E Gesù, effondendo nell’anima di lei la sua misericordia, le disse: Neppure io ti condannerò, vattene e non peccare più.

Evidentemente la donna era pentita del suo peccato; diversamente, Gesù non le avrebbe concesso il perdono. Egli, poi, nella sua infinita bontà, le comunicò interiormente una grazia rinnovatrice che la mutò tutta e la rese nuova creatura. Scrivendo per terra, Egli compunse il povero cuore di quell’infelice, ricordandole i precetti di Dio e, mentre i suoi accusatori si dileguarono, ella sola rimase innanzi al Giudice d’amore infinito che la perdonò.

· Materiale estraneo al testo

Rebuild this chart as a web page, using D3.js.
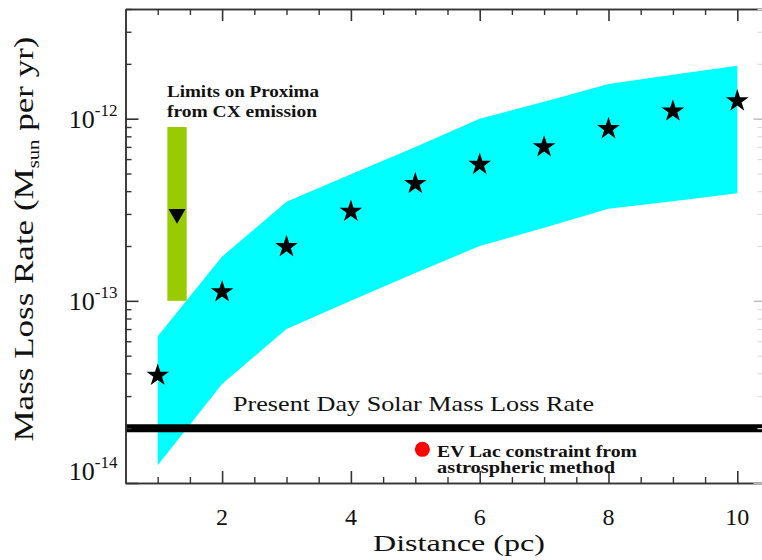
<!DOCTYPE html>
<html>
<head>
<meta charset="utf-8">
<script src="https://cdn.jsdelivr.net/npm/d3@7"></script>
<style>
  html, body { margin: 0; padding: 0; background: #fff; }
  svg { display: block; }
  text { font-family: "Liberation Serif", "DejaVu Serif", serif; fill: #111; }
</style>
</head>
<body>
<svg id="chart" width="762" height="560"></svg>
<script>
// ---- data ----
const distance   = [1, 2, 3, 4, 5, 6, 7, 8, 9, 10];
const modelRate  = [3.9e-14, 1.12e-13, 1.98e-13, 3.1e-13, 4.4e-13, 5.6e-13, 7.0e-13, 8.8e-13, 1.1e-12, 1.25e-12];
const rangeUpper = [6.4e-14, 1.75e-13, 3.5e-13, 4.95e-13, 7.0e-13, 1.0e-12, 1.24e-12, 1.55e-12, 1.74e-12, 1.95e-12];
const rangeLower = [1.25e-14, 3.5e-14, 7.0e-14, 1.0e-13, 1.42e-13, 2.0e-13, 2.52e-13, 3.2e-13, 3.52e-13, 3.9e-13];

const solarRate = 2.0e-14;
const proximaDistance = 1.30;
const proximaHalfWidth = 0.15;
const proximaLimits = [1.0e-13, 9.0e-13];
const proximaValue = 3.0e-13;
const evLacDistance = 5.11;
const evLacRate = 1.53e-14;

const xDomain = [0.5, 10.5];
const yDomain = [1e-14, 4e-12];
const xMajorTicks = [2, 4, 6, 8, 10];
const xMinorTicks = d3.range(1, 21).map(i => i * 0.5 + 0.5).filter(v => v < 10.5 && !xMajorTicks.includes(v));
const yMajorTicks = [1e-14, 1e-13, 1e-12];
const yTickExponents = ["-14", "-13", "-12"];
const yMinorTicks = [];
[-14, -13, -12].forEach(e => { for (let m = 2; m <= 9; m++) { const v = m * Math.pow(10, e); if (v <= 4e-12) yMinorTicks.push(v); } });

// ---- layout ----
const svg = d3.select("#chart");
const mLeft = 125.5, mRight = 769.5, mTop = 9, mBottom = 483;
const x = d3.scaleLinear().domain(xDomain).range([mLeft, mRight]);
const y = d3.scaleLog().domain(yDomain).range([mBottom, mTop]);

// model range band
const band = distance.map((d, i) => ({ d, lo: rangeLower[i], hi: rangeUpper[i] }));
svg.append("path")
  .datum(band)
  .attr("fill", "#00ffff")
  .attr("d", d3.area().x(p => x(p.d)).y0(p => y(p.lo)).y1(p => y(p.hi)));

// Proxima limits bar
svg.append("rect")
  .attr("x", x(proximaDistance - proximaHalfWidth))
  .attr("width", x(proximaDistance + proximaHalfWidth) - x(proximaDistance - proximaHalfWidth))
  .attr("y", y(proximaLimits[1]))
  .attr("height", y(proximaLimits[0]) - y(proximaLimits[1]))
  .attr("fill", "#99cc00");

svg.append("path")
  .attr("d", d3.symbol().type(d3.symbolTriangle).size(125)())
  .attr("transform", `translate(${x(proximaDistance)},${y(proximaValue)}) rotate(180)`)
  .attr("fill", "#000");

// stars
svg.append("g").selectAll("path")
  .data(distance)
  .join("path")
  .attr("d", d3.symbol().type(d3.symbolStar).size(160)())
  .attr("transform", (d, i) => `translate(${x(d)},${y(modelRate[i])})`)
  .attr("fill", "#000");

// solar line
svg.append("line")
  .attr("x1", x(xDomain[0])).attr("x2", x(xDomain[1]))
  .attr("y1", y(solarRate)).attr("y2", y(solarRate))
  .attr("stroke", "#000").attr("stroke-width", 8);

// EV Lac dot
svg.append("circle")
  .attr("cx", x(evLacDistance)).attr("cy", y(evLacRate)).attr("r", 7.5)
  .attr("fill", "#ff0000");

// ---- axes / frame ----
const axisColor = "#333";
function styleAxis(g, color, width, showDomain = true) {
  g.selectAll("path.domain").attr("stroke", showDomain ? color : "none").attr("stroke-width", width);
  g.selectAll(".tick line").attr("stroke", color).attr("stroke-width", width);
  g.selectAll(".tick text").remove();
}
// bottom
svg.append("g").attr("transform", `translate(0,${mBottom})`)
  .call(d3.axisBottom(x).tickValues(xMajorTicks).tickSize(-12).tickSizeOuter(0))
  .call(g => styleAxis(g, axisColor, 1.6));
svg.append("g").attr("transform", `translate(0,${mBottom})`)
  .call(d3.axisBottom(x).tickValues(xMinorTicks).tickSize(-6).tickSizeOuter(0))
  .call(g => styleAxis(g, axisColor, 1.4));
// top
svg.append("g").attr("transform", `translate(0,${mTop})`)
  .call(d3.axisTop(x).tickValues(xMajorTicks).tickSize(-12).tickSizeOuter(0))
  .call(g => styleAxis(g, axisColor, 1.6));
svg.append("g").attr("transform", `translate(0,${mTop})`)
  .call(d3.axisTop(x).tickValues(xMinorTicks).tickSize(-6).tickSizeOuter(0))
  .call(g => styleAxis(g, axisColor, 1.4));
// left
svg.append("g").attr("transform", `translate(${mLeft},0)`)
  .call(d3.axisLeft(y).tickValues(yMajorTicks).tickSize(-13).tickSizeOuter(0))
  .call(g => styleAxis(g, axisColor, 1.6));
svg.append("g").attr("transform", `translate(${mLeft},0)`)
  .call(d3.axisLeft(y).tickValues(yMinorTicks).tickSize(-6).tickSizeOuter(0))
  .call(g => styleAxis(g, axisColor, 1.4));
// right (frame off-canvas, faint ticks)
svg.append("g").attr("transform", `translate(${mRight - 3},0)`)
  .call(d3.axisRight(y).tickValues(yMajorTicks).tickSize(-13).tickSizeOuter(0))
  .call(g => styleAxis(g, "#bbb", 1.4, false));
svg.append("g").attr("transform", `translate(${mRight - 3},0)`)
  .call(d3.axisRight(y).tickValues(yMinorTicks).tickSize(-9).tickSizeOuter(0))
  .call(g => styleAxis(g, "#ddd", 1.2, false));

// x tick labels
svg.append("g").selectAll("text")
  .data(xMajorTicks)
  .join("text")
  .attr("x", d => x(d)).attr("y", 525)
  .attr("text-anchor", "middle")
  .attr("font-size", 24)
  .text(d => d);

// y tick labels (10^n)
yMajorTicks.forEach((v, i) => {
  const base = Math.min(y(v) + 9, mBottom - 3);
  const t = svg.append("text")
    .attr("x", mLeft - 8).attr("y", base)
    .attr("text-anchor", "end")
    .attr("font-size", 26);
  t.append("tspan").text("10");
  t.append("tspan").attr("font-size", 17).attr("dy", -12).text(yTickExponents[i]);
});

// axis titles
svg.append("text")
  .attr("x", 459).attr("y", 551)
  .attr("text-anchor", "middle")
  .attr("font-size", 24)
  .attr("textLength", 172).attr("lengthAdjust", "spacingAndGlyphs")
  .text("Distance (pc)");

const yt = svg.append("text")
  .attr("transform", "translate(33,239) rotate(-90)")
  .attr("text-anchor", "middle")
  .attr("font-size", 27)
  .attr("textLength", 405).attr("lengthAdjust", "spacingAndGlyphs");
yt.append("tspan").text("Mass Loss Rate (M");
yt.append("tspan").attr("font-size", 16).attr("dy", 6).text("sun");
yt.append("tspan").attr("dy", -6).text(" per yr)");

// annotations
function label(txt, xx, yy, size, len, weight) {
  svg.append("text").attr("x", xx).attr("y", yy)
    .attr("font-size", size)
    .attr("font-weight", weight || "normal")
    .attr("textLength", len).attr("lengthAdjust", "spacingAndGlyphs")
    .text(txt);
}
label("Limits on Proxima", 167, 97, 16, 152, "bold");
label("from CX emission", 167, 117, 16, 150, "bold");
label("Present Day Solar Mass Loss Rate", 233, 411, 21, 361);
label("EV Lac constraint from", 437, 457, 16, 200, "bold");
label("astrospheric method", 437, 473, 16, 178, "bold");
</script>
</body>
</html>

Non giudicate malignamente il prossimo!

Quando noi giudichiamo malignamente il prossimo per i suoi difetti e i suoi peccati, rinnoviamo il gesto degli scribi e dei farisei: trasciniamo quell’anima al giudizio con la nostra mancanza di carità e pretendiamo lapidarla con le nostre invettive e le nostre insinuazioni. Ricordiamoci che siamo peccatori noi per primi, e che non abbiamo davvero il diritto di scagliare per primi le pietre. Quanti peccati abbiamo fatto, e quante responsabilità pesano sulla nostra coscienza! Umiliamoci e, invece di accusare il prossimo, accusiamoci noi innanzi al sacerdote, affinché siamo perdonati dalla misericordia di Dio.

Quando giudichiamo il prossimo, Gesù si curva sulla nostra miseria, e scrive sulla terra della nostra fragile creta, ricordandoci le nostre iniquità; abbiamo tutto l’interesse che Egli le cancelli, e perciò abituiamoci a compatire le debolezze altrui e a meritarci misericordia, usando misericordia.